= Viscount Loftus =

Hereditary title in the Peerage of Ireland

Viscount Loftus is a title that has been created three times in the Peerage of Ireland for members of the Anglo-Irish Loftus family.

The first creation was for Adam Loftus on 10 May 1622, who served as Lord Chancellor of Ireland in 1619. This title became extinct in 1725 upon the death of the third viscount, who had no male heir, despite having married three times.

The second creation was for Nicholas Loftus in 1756, a great-grandson of Adam and a member of the Irish House of Commons. Two of his sons were created earls as Earl of Ely, although both titles became extinct.

The third creation of the title was for Charles Loftus in 1789, who became Marquess of Ely in 1800. This title is extant.
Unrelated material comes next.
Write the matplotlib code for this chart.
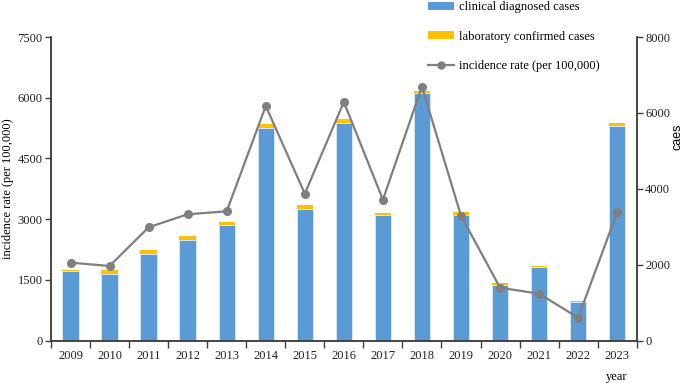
import numpy as np
import matplotlib
matplotlib.use('Agg')
from matplotlib import pyplot as plt
from matplotlib.patches import Patch
from matplotlib.lines import Line2D

years = ['2009', '2010', '2011', '2012', '2013', '2014', '2015', '2016',
         '2017', '2018', '2019', '2020', '2021', '2022', '2023']
# cases (right axis)
clinical = [1836, 1765, 2292, 2660, 3048, 5610, 3469, 5742,
            3303, 6524, 3319, 1475, 1941, 1019, 5663]
laboratory = [25, 90, 90, 97, 79, 105, 105, 97,
              61, 53, 63, 37, 34, 18, 71]
# incidence rate (left axis)
rate = [1927, 1845, 2801, 3122, 3196, 5797, 3631, 5896,
        3483, 6274, 3088, 1309, 1161, 568, 3171]

plt.rcParams['font.family'] = ['Liberation Serif', 'DejaVu Serif']
plt.rcParams['font.size'] = 9

BLUE = '#5B9BD5'
YELLOW = '#FFC000'
GRAY = '#7F7F7F'
DARK = '#404040'

fig = plt.figure(figsize=(6.85, 3.83), dpi=100)
ax = fig.add_axes([51 / 685, 1 - 340.7 / 383, (636.7 - 51) / 685, (340.7 - 37) / 383])
ax2 = ax.twinx()

x = np.arange(len(years))
ax2.bar(x, clinical, width=0.42, color=BLUE, edgecolor='#DDEBF7', linewidth=0.6)
ax2.bar(x, laboratory, width=0.42, bottom=clinical, color=YELLOW, edgecolor='none')
ax.plot(x, rate, color=GRAY, lw=1.6, marker='o', ms=5.5)

# line drawn over the bars
ax.set_zorder(ax2.get_zorder() + 1)
ax.patch.set_visible(False)

ax.set_xlim(-0.5, len(years) - 0.5)
ax.set_ylim(0, 7500)
ax.set_yticks(np.arange(0, 7501, 1500))
ax2.set_ylim(0, 8000)
ax2.set_yticks(np.arange(0, 8001, 2000))

# category ticks between bars, labels at centres
ax.set_xticks(np.arange(-0.5, len(years), 1.0))
ax.set_xticklabels([])
ax.set_xticks(x, minor=True)
ax.set_xticklabels(years, minor=True)
ax.tick_params(axis='x', which='minor', length=0, pad=7)
ax.tick_params(axis='x', which='major', length=5, direction='out', width=1, color=DARK)

for a in (ax, ax2):
    a.spines['top'].set_visible(False)
    for s in a.spines.values():
        s.set_color(DARK)
        s.set_linewidth(1.1)
    a.tick_params(axis='y', length=4, direction='out', width=1, color=DARK,
                  labelcolor='#222222', pad=2)
ax.tick_params(axis='x', which='minor', labelcolor='#222222')

ax.set_ylabel('incidence rate (per 100,000)')
ax.yaxis.set_label_coords(-0.064, 0.5)
ax2.set_ylabel('caes', family='Liberation Sans', fontsize=9, rotation=90)
ax2.yaxis.set_label_coords(1.06, 0.67)
fig.text(617 / 685, 1 - 377 / 383, 'year', ha='center', va='center')

handles = [Patch(facecolor=BLUE, edgecolor='none'),
           Patch(facecolor=YELLOW, edgecolor='none'),
           Line2D([], [], color=GRAY, lw=1.6, marker='o', ms=5)]
labels = ['clinical diagnosed cases', 'laboratory confirmed cases', 'incidence rate (per 100,000)']
fig.legend(handles, labels, loc='upper left', bbox_to_anchor=(428 / 685, 0.997),
           frameon=False, handlelength=2.1, handleheight=0.6, handletextpad=0.35,
           labelspacing=1.4, borderaxespad=0, borderpad=0)

fig.savefig('out.png', dpi=100)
==Viscounts Loftus; First creation (1622)==
- Adam Loftus, 1st Viscount Loftus (c. 1568–1643)
- Edward Loftus, 2nd Viscount Loftus (c. 1598 – 11 April 1680)
- Arthur Loftus, 3rd Viscount Loftus (18 June 1644 – 6 November 1725)

==Viscounts Loftus; Second creation (1756)==
- Nicholas Loftus, 1st Viscount Loftus (c. 1687 – 31 December 1763)
- Nicholas Hume-Loftus, 2nd Viscount Loftus (1714 – 31 October 1766) (created Earl of Ely in 1766)
See Earl of Ely for succession to this creation.

==Viscounts Loftus; Third creation (1789)==
- Charles Loftus, 1st Viscount Loftus (1738–1806) (created Marquess of Ely in 1800)
See Marquess of Ely for succession to this creation.